Hidden diversity of vacancy networks in Prussian blue analogues

Prussian blue analogues (PBAs) are a diverse family of microporous inorganic solids, famous for their gas storage,(1) metal-ion immobilization,(2) proton conduction,(3) and stimuli-dependent magnetic,(4,5) electronic,(6) and optical(7) properties. The family includes the double-metal cyanide (DMC) catalysts(8,9) and the hexacyanoferrate/hexacyanomanganate (HCF/HCM) battery materials.(10,11) Central to the various physical properties of PBAs is the ability to transport mass reversibly, a process enabled by structural vacancies. Normally presumed random,(12,13) vacancy arrangements are crucial because they control micropore network characteristics, and hence diffusivity and adsorption profiles.(14,15) The long-standing obstacle to characterising PBA vacancy networks is the inaccessibility of single crystals.(16) Here we report the growth of single crystals of a range of PBAs.
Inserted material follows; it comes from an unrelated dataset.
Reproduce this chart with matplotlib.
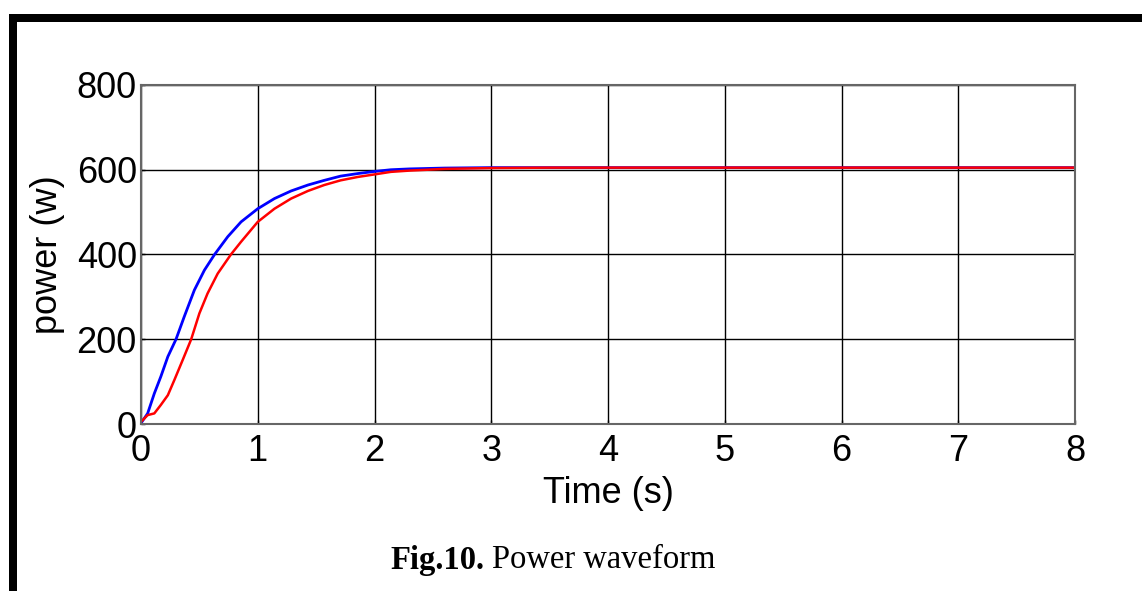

By measuring and interpreting their X-ray diffuse scattering patterns, we identify a striking diversity of non-random vacancy arrangements that is hidden from conventional crystallographic analysis of powders. Moreover, we rationalise this unexpected phase complexity in terms of a simple microscopic model based on local rules of electroneutrality and centrosymmetry. The hidden phase boundaries that emerge demarcate vacancy-network polymorphs with profoundly different micropore characteristics. Our results establish a foundation for correlated defect engineering in PBAs as a means of controlling storage capacity, anisotropy, and transport efficiency.